July 10, 2022 – Donna-Lee Donaldson celebrates her birthday and participates in carnival activities in Kingston.

July 11, 2022 – Donaldson is last seen alive when her boyfriend, Police Constable Noel Maitland picks her up from her mother’s home in St Andrew and takes her to his apartment at the Chelsea Manor complex in New Kingston.

July 12, 2022 – Investigators later determine that Donaldson was likely killed between 4:00 p.m. and 8:00 p.m. inside Maitland’s apartment.

July 13, 2022 – Donaldson is reported missing by relatives after they cannot contact her.

July 15, 2022 – Maitland gives a statement to police, claiming Donaldson left his apartment after an argument.

July 27, 2022 – Maitland is arrested and charged with murder and preventing the lawful burial of a corpse.

August 22, 2022 – The Kingston and St Andrew Parish Court remands Maitland in custody and sets a further court date for September 16.

January 17, 2024 – The court sets the murder trial for April 7, 2025 in the Home Circuit Court.

January 24, 2025 – A trial readiness hearing is scheduled as preparations continue.

May 13, 2025 – The murder trial begins in the Home Circuit Court before Justice Leighton Pusey and a seven-member jury.

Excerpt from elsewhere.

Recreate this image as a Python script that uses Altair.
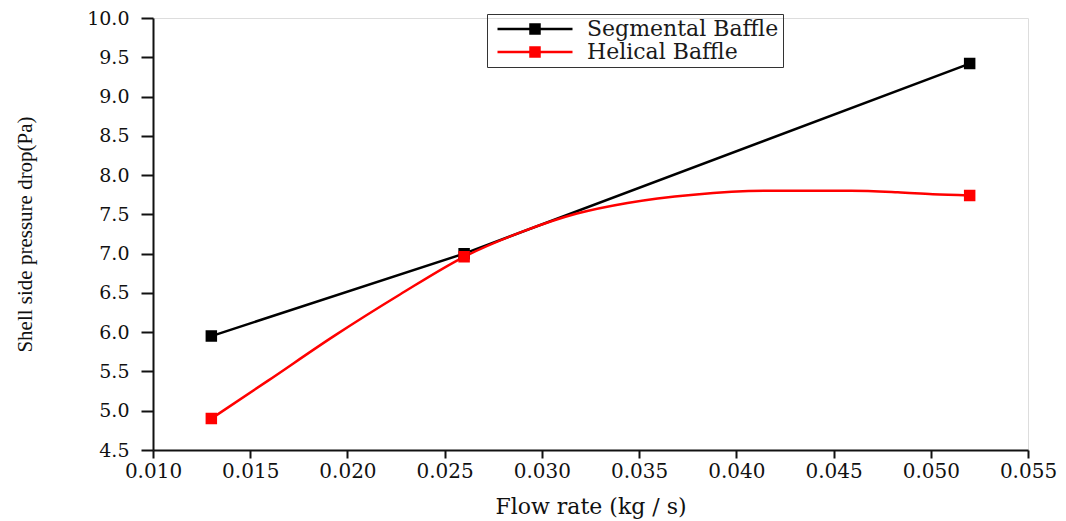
import altair as alt
import pandas as pd

flow = [0.013, 0.026, 0.052]
segmental = [5.95, 7.00, 9.42]
helical = [4.90, 6.96, 7.74]
# trace of the drawn smooth helical curve
helical_curve_flow = [0.013, 0.0159, 0.0193, 0.0227, 0.026, 0.029, 0.0318, 0.0344,
                      0.0378, 0.0416, 0.0459, 0.0483, 0.0501, 0.052]
helical_curve_dp = [4.90, 5.38, 5.95, 6.48, 6.96, 7.28, 7.51, 7.645,
                    7.75, 7.80, 7.80, 7.78, 7.755, 7.74]
series_names = ["Segmental Baffle", "Helical Baffle"]
series_colors = ["#000000", "#ff0000"]
x_ticks = [0.010, 0.015, 0.020, 0.025, 0.030, 0.035, 0.040, 0.045, 0.050, 0.055]
y_ticks = [4.5, 5.0, 5.5, 6.0, 6.5, 7.0, 7.5, 8.0, 8.5, 9.0, 9.5, 10.0]

rows = []
for f, v in zip(flow, segmental):
    rows.append({"flow": f, "dp": v, "series": series_names[0]})
for f, v in zip(flow, helical):
    rows.append({"flow": f, "dp": v, "series": series_names[1]})
df = pd.DataFrame(rows)

curve_df = pd.DataFrame({"flow": helical_curve_flow, "dp": helical_curve_dp,
                         "series": series_names[1]})

x_enc = alt.X(
    "flow:Q",
    scale=alt.Scale(domain=[0.010, 0.055], nice=False, zero=False),
    axis=alt.Axis(
        values=x_ticks, format=".3f", title="Flow rate (kg / s)",
        titleFont="DejaVu Serif", titleFontSize=22, titleFontWeight="normal",
        titleY=56, titleBaseline="middle", titleColor="#111",
        labelFont="DejaVu Serif", labelFontSize=20, labelColor="#111",
        labelPadding=3, tickSize=8, tickWidth=2, tickColor="#111",
        domainColor="#111", domainWidth=2, grid=False, labelFlush=False,
    ),
)
y_enc = alt.Y(
    "dp:Q",
    scale=alt.Scale(domain=[4.5, 10.0], nice=False, zero=False),
    axis=alt.Axis(
        values=y_ticks, format=".1f", title="Shell side pressure drop(Pa)",
        titleFont="Liberation Serif", titleFontSize=21, titleFontWeight="normal",
        titleX=-128, titleY=216, titleAngle=-90, titleBaseline="middle",
        titleAlign="center", titleColor="#111",
        labelFont="DejaVu Serif", labelFontSize=19, labelColor="#111",
        labelPadding=12, tickSize=12, tickWidth=2, tickColor="#111",
        domainColor="#111", domainWidth=2, grid=False,
    ),
)

color_scale = alt.Scale(domain=series_names, range=series_colors)

legend = alt.Legend(
    title=None, orient="none", legendX=334, legendY=-4,
    symbolType="M-7.5,0L7.5,0M-0.9,-0.9L0.9,-0.9L0.9,0.9L-0.9,0.9Z",
    symbolSize=100, symbolStrokeWidth=2.5, symbolOffset=33,
    labelOffset=41, labelFont="DejaVu Serif", labelFontSize=22,
    labelColor="#1a1a1a", labelLimit=400, rowPadding=1, padding=4,
    strokeColor="#333333",
)

line_seg = alt.Chart(df).transform_filter(
    alt.datum.series == series_names[0]
).mark_line(strokeWidth=2.5, interpolate="linear").encode(
    x=x_enc, y=y_enc,
    stroke=alt.Stroke("series:N", scale=color_scale, legend=legend, sort=series_names),
)

line_hel = alt.Chart(curve_df).mark_line(strokeWidth=2.5, interpolate="monotone").encode(
    x=x_enc, y=y_enc,
    stroke=alt.Stroke("series:N", scale=color_scale, legend=legend, sort=series_names),
)

points = alt.Chart(df).mark_point(shape="square", filled=True, size=90, opacity=1).encode(
    x=x_enc, y=y_enc,
    fill=alt.Fill("series:N", scale=color_scale, legend=legend, sort=series_names),
    stroke=alt.Stroke("series:N", scale=color_scale, legend=legend, sort=series_names),
)

chart = alt.layer(line_seg, line_hel, points).properties(
    width=875, height=432,
    autosize=alt.AutoSizeParams(type="none"),
    padding={"left": 153, "top": 18, "right": 38, "bottom": 71},
).configure_view(stroke=None).configure(background="white")

chart.save("out.html", embed_options={"renderer": "svg", "actions": False})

July 7, 2025 – The trial resumes after an adjournment, with forensic evidence presented about blood traces in Maitland’s apartment.

December 8, 2025 – The prosecution closes its case after calling 36 witnesses.

January 22, 2026 – A seven-member jury in the Home Circuit Court finds Maitland guilty of murder and preventing the lawful burial of a corpse after about three and a half hours of deliberation.

March 13, 2026 – Maitland is sentenced to life in prison.